Here are five basic rules to consider before pressing the "talk" or "send" button:

Use the right tool. Too often, people rely on a preferred method of communication or the simplest tool at that moment, rather than the right form of communication for the specific situation. For example, CIO Jones sends Network Administrator Smith an e-mail initiating a conversation about unexpected overtime associated with a project. This unleashes a few dozen e-mail messages over the course of a few days--sucking up a couple of hours between the two of them. Alas, a 10 or 15 minute phone discussion would have resolved the issue. Here's a basic guideline: if you need to relay specific information then use e-mail. If it's necessary to engage in a discussion or it's going to take several e-mail messages then pick up the phone.

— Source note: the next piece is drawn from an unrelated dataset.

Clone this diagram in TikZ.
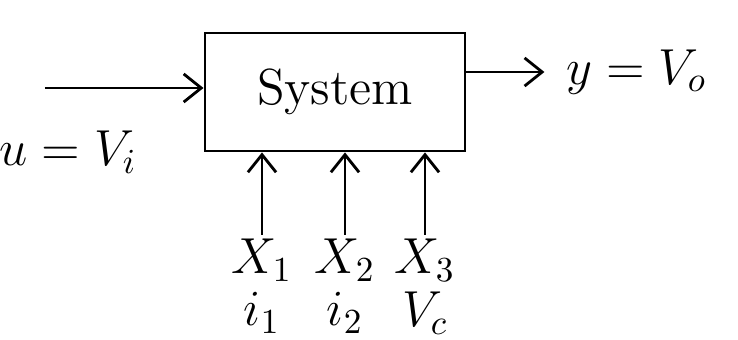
\documentclass[tikz,border=0pt]{standalone}
\usetikzlibrary{positioning, arrows.meta}
\usepackage{amsmath,amssymb}

\begin{document}
\begin{tikzpicture}[
  x=0.01cm, y=-0.01cm, >={Straight Barb[length=5pt,width=8pt]}, font=\Large,
  block/.style={draw, rectangle, thick, minimum width=2.6cm, minimum height=1.18cm, inner sep=0pt},
  arrow/.style={->, thick},
  lbl/.style={inner sep=1pt}
]
\useasboundingbox (0,0) rectangle (738,340);
\node[block] (sys) at (335,92) {\Large System};
\coordinate (uin) at (45,88);
\node[lbl] (u) at (68,152) {$u=V_i$};
\node[lbl, anchor=west] (y) at (562,72) {$y=V_o$};
\node[lbl] (x1) at (262,260) {$X_1$};
\node[lbl] (x2) at (345,260) {$X_2$};
\node[lbl] (x3) at (425,260) {$X_3$};
\node[lbl] (i1) at (262,313) {$i_1$};
\node[lbl] (i2) at (345,313) {$i_2$};
\node[lbl] (vc) at (425,313) {$V_c$};

\draw[arrow] (uin) -- (uin -| sys.west);
\draw[arrow] (sys.east |- y.west) -- ([xshift=-5pt]y.west);
\draw[arrow] (x1.north) -- (x1.north |- sys.south);
\draw[arrow] (x2.north) -- (x2.north |- sys.south);
\draw[arrow] (x3.north) -- (x3.north |- sys.south);

\end{tikzpicture}
\end{document}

Don't CYA. Yes, it's important to document important conversations and events--and keep key individuals informed. But too many people unnecessarily copy too many other people on e-mail messages. Not only does this add to inbox glut and fuel the tendency to gloss over messages, it leads to people using e-mail when a phone call would suffice (please re-read item #1 above). Please do everyone a favor and think about who you're sending the message to before you push send. You can always forward an e-mail later. Don't hide behind the technology. There's no small irony in the fact that it's more difficult to reach certain people in an era of e-mail, text messaging and mobile telephony than it was a quarter century ago--before electronic messaging and voicemail. We know you're busy. We know you're important. But please answer your e-mails with 24 hours or so and call back by the next day. You're not doing anyone a favor by avoiding people. In fact, if you're not sure about something, just say you're not sure and say you'll get back to the person in a few days. Just don't go AWOL and force people to waste their time trying to get a hold of you.

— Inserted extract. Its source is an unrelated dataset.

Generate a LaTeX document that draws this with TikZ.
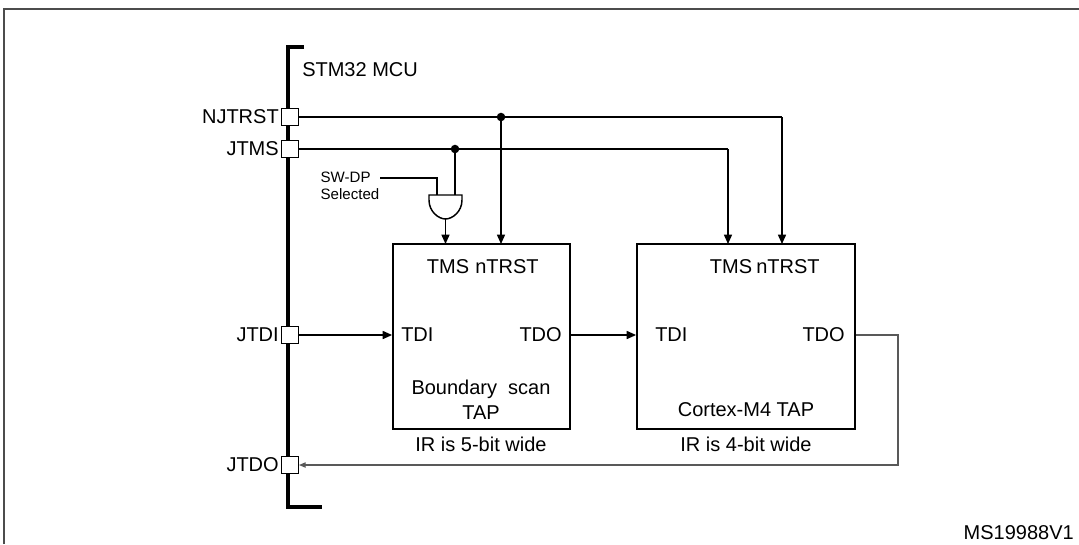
\documentclass[tikz,border=0pt]{standalone}
\usepackage{fontspec}
\setmainfont{Liberation Sans}
\usetikzlibrary{arrows.meta}
\begin{document}
\begin{tikzpicture}[x=0.75pt,y=-0.75pt,
  wire/.style={line width=1.1pt},
  arr/.style={wire,-{Triangle[length=7pt,width=6pt]}},
  pin/.style={draw,line width=1pt,fill=white,minimum size=12.5pt,inner sep=0pt},
  lbl/.style={font=\fontsize{15}{17}\selectfont,inner sep=0pt},
  small/.style={font=\fontsize{11.3}{13}\selectfont,inner sep=0pt,align=left},
  box/.style={draw,line width=1.4pt}]
\useasboundingbox (0,0) rectangle (1079,544);
\draw[line width=2pt,gray!60!black] (4,544) -- (4,9) -- (1079,9);
% bus
\draw[line width=3pt] (304,47) -- (288,47) -- (288,507) -- (322,507);
\node[lbl,anchor=west] (mcu) at (302,70) {STM32 MCU};
% pins
\node[pin] (pnj) at (290,117) {};
\node[pin] (pms) at (290,149) {};
\node[pin] (pdi) at (290,335) {};
\node[pin] (pdo) at (290,465) {};
\node[lbl,anchor=east] at (279,117) {NJTRST};
\node[lbl,anchor=east] at (279,149) {JTMS};
\node[lbl,anchor=east] at (279,335) {JTDI};
\node[lbl,anchor=east] at (279,465) {JTDO};
% boxes
\node[box,minimum width=177*0.75pt,minimum height=185*0.75pt] (b1) at (481.5,336.5) {};
\node[box,minimum width=218*0.75pt,minimum height=185*0.75pt] (b2) at (746,336.5) {};
\node[lbl] at (448,267) {TMS};
\node[lbl] at (507,267) {nTRST};
\node[lbl] at (731,267) {TMS};
\node[lbl] at (788,267) {nTRST};
\node[lbl,anchor=west] at (401,335) {TDI};
\node[lbl,anchor=east] at (562,335) {TDO};
\node[lbl,anchor=west] at (655,335) {TDI};
\node[lbl,anchor=east] at (845,335) {TDO};
\node[lbl,align=center] at (481,400) {Boundary\ \ scan\\[2pt]TAP};
\node[lbl] at (746,410) {Cortex-M4 TAP};
\node[lbl] at (481,444) {IR is 5-bit wide};
\node[lbl] at (746,444) {IR is 4-bit wide};
\node[lbl,anchor=east] at (1074,533) {MS19988V1};
% junctions
\coordinate (j1) at (501,117);
\coordinate (j2) at (455,149);
\fill (j1) circle (3.2pt);
\fill (j2) circle (3.2pt);
% gate
\draw[line width=1.1pt] (429,195) -- (462,195) -- (462,200) .. controls (462,212) and (452,219) .. (445.5,219) .. controls (439,219) and (429,212) .. (429,200) -- cycle;
\coordinate (gout) at (445.5,219);
\node[small] (sw) at (350,186) {SW-DP\\Selected};
% wires
\draw[wire] (pnj.east) -- (782,117) coordinate (c1);
\draw[arr] (c1) -- (782,244);
\draw[arr] (j1) -- (501,244);
\draw[wire] (pms.east) -- (728,149) coordinate (c2);
\draw[arr] (c2) -- (728,244);
\draw[wire] (j2) -- (455,195);
\draw[wire] (380,178) -- (437,178) -- (437,195);
\draw[arr] (gout) -- (445.5,244);
\draw[arr] (pdi.east) -- (b1.west |- pdi);
\draw[arr] (b1.east |- 0,335) -- (b2.west |- 0,335);
\draw[line width=0.8pt,gray!70!black,-{Triangle[length=5pt,width=4pt]}] (b2.east |- 0,335) -- (898,335) -- (898,465) -- (pdo.east);
\end{tikzpicture}
\end{document}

Check your spam filter early and often. We all know that valid e-mail messages constantly wind up in over-aggressive spam filters. How often does this scenario happen? You send a message to an associate and she claims she never got it? Then, two days later, she checks in her spam folder and viola, it's there! Please do everyone a favor. Glance through the spam folder every few hours instead of once a week. Also, send a confirmation when someone sends you an important document or file. In some cases, e-mails vanish into the black hole of the Internet. Finally, if you're a network administrator, check server settings to ensure that legitimate e-mail doesn't get blocked or tossed into the spam folder. I've seen situations where legitimate e-mail addressed wind up blocked and no one can unblock them!

Give people the right tools to communicate. Don't try to save a few bucks with last year's phone or a budget cutting initiative that stamps out cellular data plans and paid Wi-Fi. If you're mobile or you have a mobile workforce, make sure people can stay connected with the right phones and applications. Build a network infrastructure--tapping into unified communications, cloud services, and other technologies--that deliver messages in a single inbox. Make it easy so people can't mess up!